The defendants also insist that the transfer of the property of the company to the bank ought to be treated as a part of the general assignment for the benefit of all the creditors. The intimations of the supreme court in the case of Hard v. Foster, 98 Mo. 297, are strongly in favor of this theory; but this is an action at law, and the defendants must be regarded as attaching creditors, and there is no rule of law, with which we are acquainted, which would enable us to consider this aspect of the case, and make a practical application of' the result to the rights of the parties to the present action. The mere fact that this is a suit on an indemnity bond cannot possibly make any difference. The defendants can occupy no other position in this litigation than that of attaching creditors.
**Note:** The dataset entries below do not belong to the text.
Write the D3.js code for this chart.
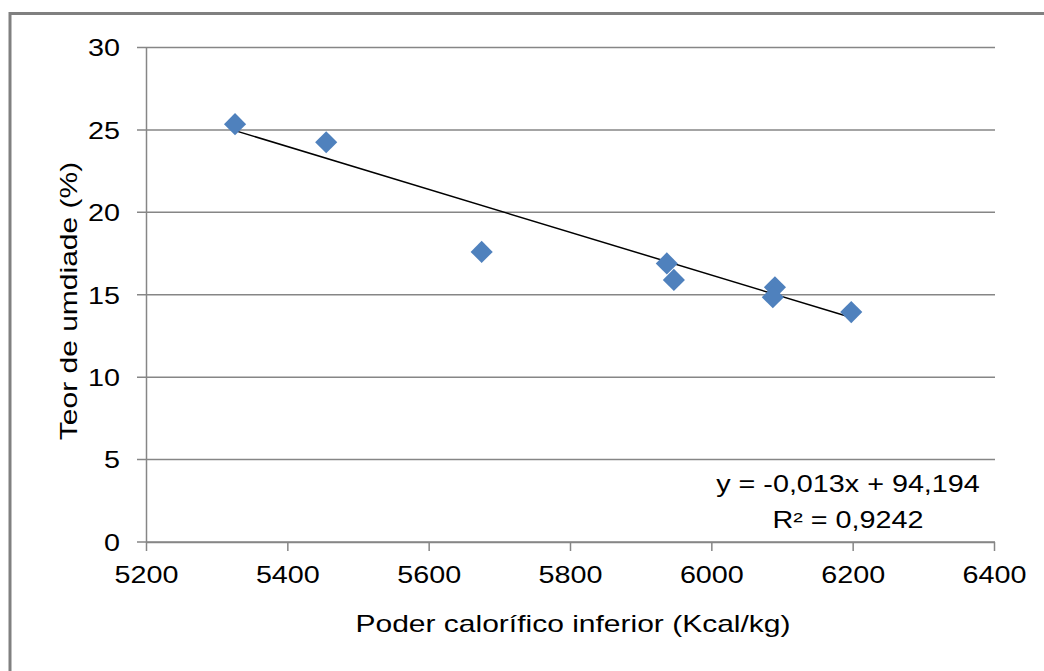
<!DOCTYPE html>
<html>
<head>
<meta charset="utf-8">
<script src="https://cdn.jsdelivr.net/npm/d3@7"></script>
<style>
  html, body { margin: 0; padding: 0; background: #fff; }
  svg { display: block; font-family: "Liberation Sans", Arial, sans-serif; }
</style>
</head>
<body>
<svg id="chart" width="1044" height="671"></svg>
<script>
/* data */
const pci = [5326, 5455, 5675, 5937, 5947, 6090, 6087, 6198]
const umidade = [25.35, 24.25, 17.6, 16.9, 15.9, 15.45, 14.85, 13.95]
const xTicks = [5200, 5400, 5600, 5800, 6000, 6200, 6400]
const yTicks = [0, 5, 10, 15, 20, 25, 30]
const trendSlope = -0.013
const trendIntercept = 94.194
const equationLines = ["y = -0,013x + 94,194", "R\u00b2 = 0,9242"]
const xTitle = "Poder calor\u00edfico inferior (Kcal/kg)"
const yTitle = "Teor de umdiade (%)"

/* layout */
const width = 1044
const height = 671
const plotLeft = 146
const plotRight = 994
const plotTop = 47.5
const plotBottom = 542
const stretch = 1.25   // text in the picture is drawn wider than normal
const gridColor = "#868686"

const svg = d3.select("#chart")

svg.append("rect")
.attr("width", width)
.attr("height", height)
.attr("fill", "#fff")

/* outer chart border (runs off right and bottom edges) */
svg.append("rect")
.attr("x", 10)
.attr("y", 13.5)
.attr("width", 1100)
.attr("height", 700)
.attr("fill", "none")
.attr("stroke", "#808080")
.attr("stroke-width", 3)

const x = d3.scaleLinear([5200, 6400], [plotLeft, plotRight])
const y = d3.scaleLinear([0, 30], [plotBottom, plotTop])

/* horizontal grid lines */
svg.append("g")
.selectAll("line")
.data(yTicks)
.join("line")
.attr("x1", plotLeft - 9)
.attr("x2", plotRight + 1)
.attr("y1", d => y(d))
.attr("y2", d => y(d))
.attr("stroke", gridColor)
.attr("stroke-width", 1.5)

/* x axis */
svg.append("g")
.attr("transform", `translate(0,${plotBottom})`)
.call(d3.axisBottom(x).tickValues(xTicks).tickFormat(d3.format("d")).tickSize(9).tickSizeOuter(0))
.call(g => g.select(".domain").attr("stroke", gridColor).attr("stroke-width", 1.5))
.call(g => g.selectAll(".tick line").attr("stroke", gridColor).attr("stroke-width", 1.5))
.call(g => g.selectAll(".tick text")
  .attr("fill", "#000")
  .attr("font-size", 23)
  .attr("font-family", "Liberation Sans, Arial, sans-serif")
  .attr("y", 41)
  .attr("dy", 0)
  .attr("transform", `scale(${stretch},1)`))

/* y axis */
svg.append("g")
.attr("transform", `translate(${plotLeft},0)`)
.call(d3.axisLeft(y).tickValues(yTicks).tickSize(0).tickSizeOuter(0))
.call(g => g.select(".domain").attr("stroke", gridColor).attr("stroke-width", 1.5))
.call(g => g.selectAll(".tick text")
  .attr("fill", "#000")
  .attr("font-size", 23)
  .attr("font-family", "Liberation Sans, Arial, sans-serif")
  .attr("x", -26 / stretch)
  .attr("dy", "0.36em")
  .attr("transform", `scale(${stretch},1)`))

/* linear trend line over the data range */
const xMin = d3.min(pci)
const xMax = d3.max(pci)
svg.append("path")
.attr("fill", "none")
.attr("stroke", "#000")
.attr("stroke-width", 1.5)
.attr("d", d3.line()([
  [x(xMin), y(trendSlope * xMin + trendIntercept)],
  [x(xMax), y(trendSlope * xMax + trendIntercept)]
]))

/* markers: blue diamonds */
svg.append("g")
.selectAll("path")
.data(pci.map((v, i) => [v, umidade[i]]))
.join("path")
.attr("transform", d => `translate(${x(d[0])},${y(d[1])}) rotate(45)`)
.attr("d", d3.symbol(d3.symbolSquare, 245))
.attr("fill", "#4f81bd")

/* trend line equation */
svg.append("g")
.selectAll("text")
.data(equationLines)
.join("text")
.attr("transform", (d, i) => `translate(848,${492 + i * 36}) scale(${stretch},1)`)
.attr("text-anchor", "middle")
.attr("font-size", 23)
.attr("fill", "#000")
.text(d => d)

/* axis titles */
svg.append("text")
.attr("transform", `translate(573,632) scale(${stretch},1)`)
.attr("text-anchor", "middle")
.attr("font-size", 24)
.attr("fill", "#000")
.text(xTitle)

svg.append("text")
.attr("transform", `translate(77,301) rotate(-90) scale(${stretch},1)`)
.attr("text-anchor", "middle")
.attr("font-size", 24)
.attr("fill", "#000")
.text(yTitle)
</script>
</body>
</html>
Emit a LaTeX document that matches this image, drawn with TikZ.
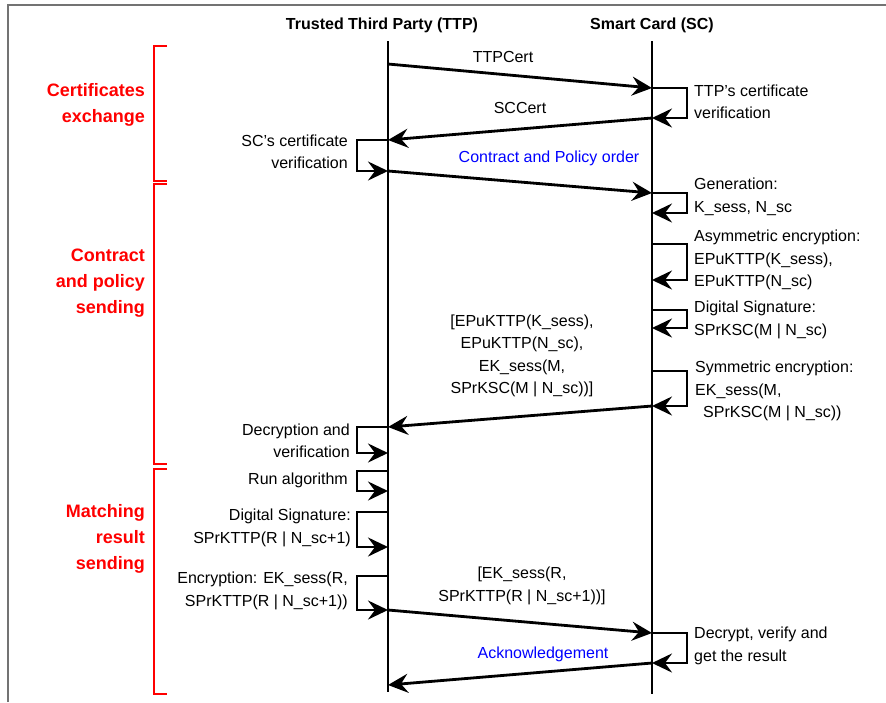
\documentclass[tikz,border=0pt]{standalone}
\usepackage{fontspec}
\setmainfont{Liberation Sans}
\usepackage{tikz}
\usetikzlibrary{arrows.meta}
\usetikzlibrary{positioning}

\tikzset{
  txt/.style={inner sep=0pt, font=\fontsize{16}{22.5}\selectfont},
  head/.style={inner sep=0pt, font=\fontsize{16}{19}\selectfont\bfseries},
  phase/.style={inner sep=0pt, align=right, anchor=east, text=red, font=\fontsize{18}{26}\selectfont\bfseries},
  life/.style={line width=2.8pt},
  msg/.style={line width=2.8pt, -{Stealth[length=20pt, width=19pt, inset=7pt]}},
  brack/.style={red, line width=2.4pt}
}

\begin{document}
\begin{tikzpicture}[x=1pt, y=-1pt]
				\useasboundingbox (0,0) rectangle (886,702);
				\draw[black!55, line width=2pt] (8,702) -- (8,5) -- (886,5);

				\node[head] (ttp) at (382,25) {Trusted Third Party (TTP)};
				\node[head] (sc) at (652,25) {Smart Card (SC)};
				\coordinate (ttpTop) at (388,41);
				\coordinate (ttpBot) at (388,692);
				\coordinate (scTop) at (652,41);
				\coordinate (scBot) at (652,694);
				\draw[life] (ttpTop) -- (ttpBot);
				\draw[life] (scTop) -- (scBot);

				\coordinate (ta) at (388,64);
				\coordinate (tb) at (388,140);
				\coordinate (tc) at (388,171);
				\coordinate (td) at (388,427);
				\coordinate (te) at (388,453);
				\coordinate (tf) at (388,471);
				\coordinate (tg) at (388,491);
				\coordinate (th) at (388,512);
				\coordinate (ti) at (388,547);
				\coordinate (tj) at (388,576);
				\coordinate (tk) at (388,610);
				\coordinate (tl) at (388,685);

				\coordinate (sa) at (652,88);
				\coordinate (sb) at (652,118);
				\coordinate (sc1) at (652,193);
				\coordinate (sd) at (652,213);
				\coordinate (se) at (652,244);
				\coordinate (sf) at (652,280);
				\coordinate (sg) at (652,310);
				\coordinate (sh) at (652,328);
				\coordinate (si) at (652,371);
				\coordinate (sj) at (652,406);
				\coordinate (sk) at (652,633);
				\coordinate (sl) at (652,663);

				\draw[msg] (ta) -- (sa);
				\draw[msg] (sb) -- (tb);
				\draw[msg] (tc) -- (sc1);
				\draw[msg] (sj) -- (td);
				\draw[msg] (tk) -- (sk);
				\draw[msg] (sl) -- (tl);

				\draw[msg] (sa) -- ++(35,0) |- (sb);
				\draw[msg] (sc1) -- ++(35,0) |- (sd);
				\draw[msg] (se) -- ++(35,0) |- (sf);
				\draw[msg] (sg) -- ++(35,0) |- (sh);
				\draw[msg] (si) -- ++(35,0) |- (sj);
				\draw[msg] (sk) -- ++(35,0) |- (sl);
				\draw[msg] (tb) -- ++(-31,0) |- (tc);
				\draw[msg] (td) -- ++(-31,0) |- (te);
				\draw[msg] (tf) -- ++(-31,0) |- (tg);
				\draw[msg] (th) -- ++(-31,0) |- (ti);
				\draw[msg] (tj) -- ++(-31,0) |- (tk);

				\node[txt] (m1) at (503,57) {TTPCert};
				\node[txt] (m2) at (520,108) {SCCert};
				\node[txt, text=blue] (m3) at (549,158) {Contract and Policy order};
				\node[txt, align=center] (m4) at (522,356) {[EPuKTTP(K\_sess),\\EPuKTTP(N\_sc),\\EK\_sess(M,\\SPrKSC(M | N\_sc))]};
				\node[txt, align=center] (m5) at (522,586) {[EK\_sess(R,\\SPrKTTP(R | N\_sc+1))]};
				\node[txt, text=blue] (m6) at (543,654) {Acknowledgement};

				\node[txt, align=left, anchor=west] (l1) at (694,102) {TTP's certificate\\verification};
				\node[txt, align=left, anchor=west] (l2) at (694,197) {Generation:\\K\_sess, N\_sc};
				\node[txt, align=left, anchor=west] (l3) at (694,260) {Asymmetric encryption:\\EPuKTTP(K\_sess),\\EPuKTTP(N\_sc)};
				\node[txt, align=left, anchor=west] (l4) at (694,320) {Digital Signature:\\SPrKSC(M | N\_sc)};
				\node[txt, align=left, anchor=west] (l5) at (695,391) {Symmetric encryption:\\EK\_sess(M,\\\hspace*{8pt}SPrKSC(M | N\_sc))};
				\node[txt, align=left, anchor=west] (l6) at (694,646) {Decrypt, verify and\\get the result};

				\node[txt, align=right, anchor=east] (r1) at (348,152) {SC's certificate\\verification};
				\node[txt, align=right, anchor=east] (r2) at (350,441) {Decryption and\\verification};
				\node[txt, align=right, anchor=east] (r3) at (348,480) {Run algorithm};
				\node[txt, align=right, anchor=east] (r4) at (351,528) {Digital Signature:\\SPrKTTP(R | N\_sc+1)};
				\node[txt, align=right, anchor=east] (r5) at (348,591) {Encryption: EK\_sess(R,\\SPrKTTP(R | N\_sc+1))};

				\draw[brack] (167,46) -- (154,46) -- (154,181) -- (167,181);
				\draw[brack] (167,184) -- (154,184) -- (154,464) -- (167,464);
				\draw[brack] (167,469) -- (154,469) -- (154,694) -- (167,694);
				\node[phase] (p1) at (145,105) {Certificates\\exchange};
				\node[phase] (p2) at (145,283) {Contract\\and policy\\sending};
				\node[phase] (p3) at (145,539) {Matching\\result\\sending};
			\end{tikzpicture}
\end{document}
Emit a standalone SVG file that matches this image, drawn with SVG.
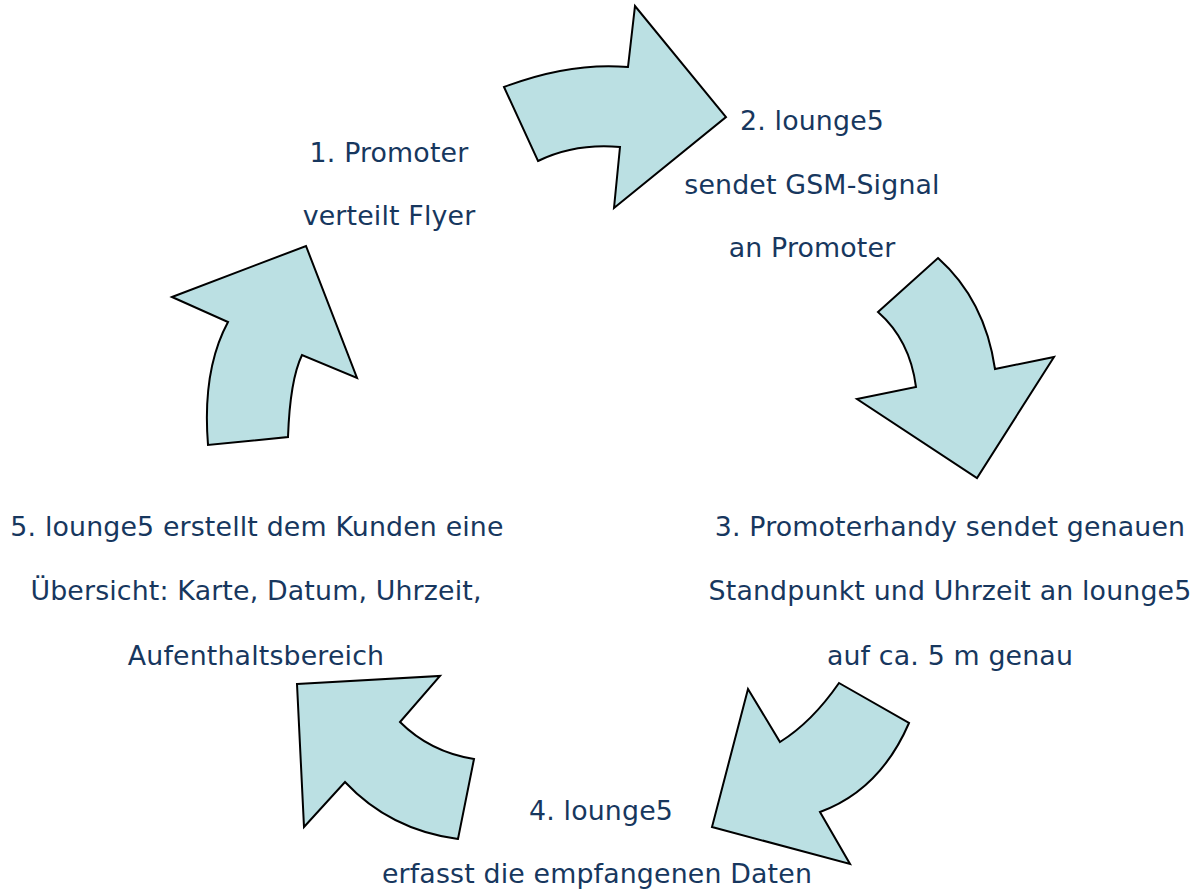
<svg xmlns="http://www.w3.org/2000/svg" width="1193" height="889" viewBox="0 0 1193 889">
<style>
.arrow{fill:#bbe0e3;stroke:#000;stroke-width:2;stroke-linejoin:miter}
.t{font-family:"DejaVu Sans","Verdana",sans-serif;font-size:26.8px;letter-spacing:0.15px;fill:#17375e;text-anchor:middle}
</style>
<rect width="1193" height="889" fill="#fff"/>
<g id="connectors">
<path id="arrow1" class="arrow" d="M504,87 Q570,62 628,67 L635,6 L726,117 L614,208 L620,147 Q575,143 538,161 Z"/>
<path id="arrow2" class="arrow" d="M938,258 Q985,300 995,369 L1054,357 L977,478 L857,399 L916,387 Q910,340 878,312 Z"/>
<path id="arrow3" class="arrow" d="M839,683 L909,723 Q880,790 820,812 L850,864 L712,827 L748,689 L780,742 Q812,722 839,683 Z"/>
<path id="arrow4" class="arrow" d="M297,684 L440,676 L400,722 Q430,752 474,759 L458,839 Q390,830 345,782 L304,827 Z"/>
<path id="arrow5" class="arrow" d="M172,297 L306,246 L357,378 L302,355 Q290,380 288,437 L208,445 Q202,370 228,322 Z"/>
</g>
<g id="node1">
<text class="t" x="389" y="162">1. Promoter</text>
<text class="t" x="389" y="225">verteilt Flyer</text>
</g>
<g id="node2">
<text class="t" x="812" y="130">2. lounge5</text>
<text class="t" x="812" y="194">sendet GSM-Signal</text>
<text class="t" x="812" y="257">an Promoter</text>
</g>
<g id="node3">
<text class="t" x="950" y="536">3. Promoterhandy sendet genauen</text>
<text class="t" x="950" y="600">Standpunkt und Uhrzeit an lounge5</text>
<text class="t" x="950" y="665">auf ca. 5 m genau</text>
</g>
<g id="node4">
<text class="t" x="601" y="820">4. lounge5</text>
<text class="t" x="597" y="883">erfasst die empfangenen Daten</text>
</g>
<g id="node5">
<text class="t" x="257" y="536">5. lounge5 erstellt dem Kunden eine</text>
<text class="t" x="256" y="600">Übersicht: Karte, Datum, Uhrzeit,</text>
<text class="t" x="256" y="665">Aufenthaltsbereich</text>
</g>
</svg>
For a like reason the defendants are precluded from making the defense, as they attempted to do, that the goods were not delivered to the relator until after the delivery of the deed of assignment to the assignee. The *143proper determination of this question could only be had at the suit of the assignee. The goods were delivered to Moll within a reasonable time after the sale and prior to the levy of defendant’s writ of attachment, and to this extent only can we extend such an inquiry in this case.

We are of the opinion that the judgment of the circuit court should be affirmed. All the judges concurring, it is so ordered.